If a class-based, antiracist bloc can be built at all, it can only be done gradually, trusting in people’s inherent capacity to develop a different understanding of the world.

It’s a narrow path, and it won’t always be pleasant. But left politics have never been the sanitized efforts of pure conscience and saintly devotion that we are all tempted to believe in at times. Creating a different kind of movement will take time and, more importantly, patience. Racist or xenophobic sentiments exist, not as essential personality traits but as attitudes that can change through experience. Those need to be addressed, but they can be opposed effectively only on a basis of solidarity and mutual trust.

That left politics can be messy and even unappealing is a forgotten truism. Among leading radicals on the German left, only Wagenknecht appears to have come to terms with this fact. No matter what the elections will bring, 2017 is the year in which Die Linke will either be doomed to irrelevance or reinvent itself with a new generation of Sahras who are prepared to meet the ugly realities of our age.

At its core, the Sahra question concerns much more than the fate of one politician’s career or the party’s immigration policy. Wagenknecht’s name has become synonymous with a critical juncture in the development of the German left.

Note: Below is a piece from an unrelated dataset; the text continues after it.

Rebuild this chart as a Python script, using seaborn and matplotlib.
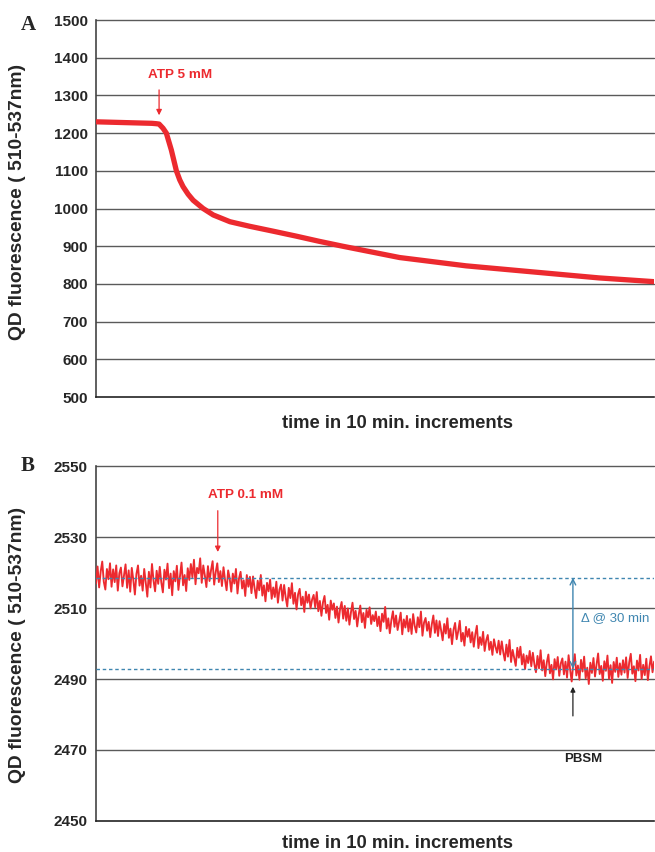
import numpy as np
import pandas as pd
import matplotlib
matplotlib.use("Agg")
import matplotlib.pyplot as plt
import seaborn as sns

sns.set_style("white")
plt.rcParams['font.family'] = ['Liberation Sans', 'DejaVu Sans']

# ---------------- data ----------------
# Panel A : time (10-min increments) vs QD fluorescence, ATP 5 mM
a_time = [0.0, 0.5, 1.0, 1.08, 1.13, 1.2, 1.26, 1.3, 1.35, 1.44, 1.5, 1.56, 1.65,
          1.74, 1.92, 2.1, 2.4, 2.75, 3.17, 3.58, 4.0, 4.42, 5.44, 6.63, 7.82,
          9.01, 10.0]
a_value = [1230, 1228, 1226, 1225, 1224, 1213, 1200, 1180, 1155, 1100, 1076, 1058,
           1038, 1022, 1000, 983, 965, 953, 940, 927, 913, 900, 870, 848, 832,
           816, 806]

# Panel B : QD fluorescence, ATP 0.1 mM (noisy trace)
b_value = [
    2516.9, 2521.7, 2515.8, 2520.3, 2523.1, 2517.4, 2515.2, 2521.0, 2518.1, 2522.6,
    2516.0, 2520.9, 2517.3, 2522.0, 2514.9, 2519.8, 2521.4, 2516.1, 2519.2, 2522.3,
    2515.7, 2520.6, 2514.6, 2521.3, 2517.9, 2513.8, 2519.6, 2522.0, 2516.3, 2519.1,
    2514.9, 2521.0, 2517.0, 2513.2, 2520.2, 2515.8, 2522.4, 2517.7, 2514.7, 2520.5,
    2516.8, 2521.6, 2517.2, 2514.4, 2520.8, 2518.0, 2522.5, 2515.6, 2519.7, 2513.6,
    2520.4, 2517.5, 2521.9, 2515.1, 2518.9, 2522.8, 2516.4, 2519.3, 2514.8, 2521.2,
    2517.9, 2522.4, 2518.6, 2523.6, 2516.7, 2521.3, 2519.8, 2524.0, 2517.1, 2522.0,
    2519.2, 2515.9, 2521.8, 2517.6, 2520.7, 2523.2, 2516.6, 2520.1, 2522.6, 2517.3,
    2520.4, 2516.2, 2521.5, 2517.9, 2515.0, 2520.6, 2518.3, 2514.6, 2519.7, 2516.9,
    2521.0, 2514.1, 2518.4, 2520.2, 2515.5, 2517.8, 2513.4, 2519.3, 2516.0, 2518.8,
    2514.2, 2518.9, 2515.6, 2512.8, 2517.7, 2515.0, 2519.3, 2513.5, 2516.4, 2511.9,
    2517.1, 2514.7, 2518.0, 2512.6, 2515.8, 2513.1, 2517.4, 2511.5, 2515.2, 2516.6,
    2512.1, 2516.5, 2513.0, 2510.4, 2515.7, 2512.8, 2517.0, 2511.2, 2514.3, 2509.6,
    2513.9, 2515.4, 2510.8, 2513.2, 2508.9, 2514.6, 2511.5, 2513.8, 2509.9, 2512.4,
    2513.7, 2510.2, 2514.5, 2509.1, 2512.0, 2507.8, 2511.6, 2513.4, 2508.6, 2510.9,
    2506.7, 2512.1, 2509.5, 2511.3, 2507.2, 2510.4, 2505.9, 2509.8, 2511.7, 2507.0,
    2510.6, 2506.4, 2509.9, 2505.3, 2508.8, 2511.5, 2506.9, 2509.2, 2504.8, 2508.1,
    2510.7, 2506.0, 2508.6, 2504.4, 2509.5, 2507.4, 2510.2, 2505.5, 2508.0, 2506.3,
    2509.0, 2504.9, 2507.6, 2503.5, 2508.4, 2506.1, 2510.3, 2504.2, 2507.1, 2502.9,
    2506.6, 2509.1, 2504.7, 2507.9, 2503.8, 2506.3, 2508.7, 2502.6, 2506.8, 2504.5,
    2507.8, 2503.4, 2506.9, 2502.7, 2508.3, 2505.0, 2503.1, 2507.4, 2504.6, 2509.0,
    2502.2, 2505.9, 2507.2, 2503.6, 2506.1, 2501.8, 2505.4, 2507.9, 2503.0, 2506.5,
    2502.1, 2506.3, 2503.7, 2500.9, 2505.5, 2502.8, 2507.1, 2501.6, 2504.2, 2499.8,
    2503.9, 2505.8, 2501.2, 2503.5, 2506.4, 2500.6, 2503.0, 2499.4, 2504.7, 2501.9,
    2504.1, 2500.3, 2503.2, 2499.1, 2502.6, 2505.0, 2498.7, 2501.8, 2499.6, 2503.3,
    2497.9, 2500.9, 2502.4, 2498.2, 2500.5, 2496.8, 2501.2, 2499.0, 2497.4, 2500.8,
    2496.9, 2500.6, 2497.5, 2495.2, 2499.7, 2496.3, 2501.0, 2494.8, 2498.2, 2495.9,
    2493.7, 2498.8, 2496.0, 2499.1, 2494.1, 2497.0, 2492.8, 2496.6, 2494.5, 2497.9,
    2493.6, 2497.4, 2494.2, 2491.9, 2496.5, 2493.0, 2498.1, 2492.4, 2495.3, 2490.8,
    2494.7, 2496.9, 2491.6, 2494.0, 2489.9, 2495.6, 2492.7, 2496.2, 2490.9, 2494.4,
    2495.8, 2491.3, 2494.9, 2490.4, 2496.7, 2492.6, 2489.3, 2494.3, 2497.0, 2491.0,
    2493.8, 2489.8, 2495.4, 2492.1, 2496.3, 2490.2, 2493.2, 2488.6, 2494.6, 2491.7,
    2495.9, 2490.7, 2494.1, 2497.2, 2491.4, 2493.7, 2489.5, 2495.0, 2492.3, 2496.6,
    2490.1, 2493.9, 2488.9, 2494.8, 2492.0, 2496.0, 2490.6, 2494.4, 2491.2, 2495.3,
    2491.8, 2496.1, 2490.3, 2494.7, 2497.1, 2491.5, 2493.6, 2489.4, 2495.2, 2492.4,
    2496.8, 2490.0, 2494.0, 2491.1, 2495.7, 2489.7, 2493.5, 2496.4, 2491.9, 2494.9,
]
b_time = np.linspace(0.0, 4.95, len(b_value))

baseline_before = 2518.5
baseline_after = 2492.9

a_yticks = [500, 600, 700, 800, 900, 1000, 1100, 1200, 1300, 1400, 1500]
b_yticks = [2450, 2470, 2490, 2510, 2530, 2550]

xlabel = "time in 10 min. increments"
ylabel = "QD fluorescence ( 510-537nm)"

RED = "#ec2a2f"
BLUE = "#3f86b0"
GRID = "#5a5a5a"

# ---------------- figure ----------------
fig = plt.figure(figsize=(6.55, 8.52), dpi=100)
axA = fig.add_axes([0.1466, 0.534, 0.852, 0.4425])
axB = fig.add_axes([0.1466, 0.0364, 0.852, 0.4166])

dfA = pd.DataFrame({"t": a_time, "v": a_value})
dfB = pd.DataFrame({"t": b_time, "v": b_value})

sns.lineplot(data=dfA, x="t", y="v", ax=axA, color=RED, linewidth=3.8, zorder=3)
sns.lineplot(data=dfB, x="t", y="v", ax=axB, color=RED, linewidth=1.35, zorder=3)


def style(ax, yticks, xmax, nxt, xlab_y, ylab_y):
    ax.set_ylim(yticks[0], yticks[-1])
    ax.set_xlim(0, xmax)
    ax.set_yticks(yticks)
    ax.set_yticklabels([str(t) for t in yticks], fontweight="bold", fontsize=11)
    ax.set_xticks(list(range(nxt)))
    ax.set_xticklabels([])
    for t in yticks[1:]:
        ax.axhline(t, color=GRID, linewidth=1.0, zorder=1, clip_on=False)
    for s in ["top", "right"]:
        ax.spines[s].set_visible(False)
    ax.spines["left"].set_color("#444444")
    ax.spines["left"].set_linewidth(1.2)
    ax.spines["bottom"].set_color("#222222")
    ax.spines["bottom"].set_linewidth(1.2)
    ax.tick_params(axis="y", direction="out", length=4, width=1, color="#444444", pad=2)
    ax.tick_params(axis="x", direction="inout", length=7, width=1, color="#222222")
    ax.set_xlabel(xlabel, fontweight="bold", fontsize=13.3)
    ax.set_ylabel(ylabel, fontweight="bold", fontsize=13.9)
    ax.xaxis.set_label_coords(0.540, xlab_y)
    ax.yaxis.set_label_coords(-0.125, ylab_y)


style(axA, a_yticks, 10.0, 11, -0.048, 0.5186)
style(axB, b_yticks, 4.95, 5, -0.040, 0.497)

# Panel A annotation
axA.annotate("", xy=(1.13, 1240), xytext=(1.13, 1322),
             arrowprops=dict(arrowstyle="-|>", color=RED, lw=0.9,
                             mutation_scale=8), zorder=4)
axA.text(1.5, 1354, "ATP 5 mM", color=RED, fontweight="bold", fontsize=9.7,
         ha="center", va="center")

# Panel B annotations
axB.axhline(baseline_before, color=BLUE, linestyle=(0, (2.5, 2)), linewidth=1.0, zorder=4)
axB.axhline(baseline_after, color=BLUE, linestyle=(0, (2.5, 2)), linewidth=1.0, zorder=4)

axB.annotate("", xy=(1.08, 2525.0), xytext=(1.08, 2538.2),
             arrowprops=dict(arrowstyle="-|>", color=RED, lw=0.9,
                             mutation_scale=8), zorder=4)
axB.text(1.33, 2541.8, "ATP 0.1 mM", color=RED, fontweight="bold", fontsize=9.7,
         ha="center", va="center")

axB.annotate("", xy=(4.23, baseline_before), xytext=(4.23, baseline_after),
             arrowprops=dict(arrowstyle="<->", color=BLUE, lw=1.0,
                             mutation_scale=10, shrinkA=0, shrinkB=0), zorder=5)
axB.text(4.30, 2507.3, "\u0394 @ 30 min", color=BLUE, fontsize=9.5,
         ha="left", va="center")

axB.annotate("", xy=(4.23, 2487.8), xytext=(4.23, 2479.6),
             arrowprops=dict(arrowstyle="-|>", color="#222222", lw=0.9,
                             mutation_scale=7, shrinkA=0, shrinkB=0), zorder=5)
axB.text(4.32, 2467.6, "PBSM", color="#222222", fontweight="bold", fontsize=9.5,
         ha="center", va="center")

# Panel letters
fig.text(28 / 655, 1 - 25 / 852, "A", family=["Liberation Serif"], fontweight="bold",
         fontsize=15, ha="center", va="center")
fig.text(28 / 655, 1 - 466 / 852, "B", family=["Liberation Serif"], fontweight="bold",
         fontsize=15, ha="center", va="center")

fig.savefig("out.png", dpi=100)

Die Linke can either compete with the FDP and the Green Party for the title of the true progressive party, an organization that at every moment will base its rhetoric and actions on a shallow vision of inclusion and multiculturalism and not much more. Or it can take a leap of faith and build a socialist alternative from below, sharing the picket lines with the deplorables and working with them to develop the principles and practices of antiracism and other ideals through political action.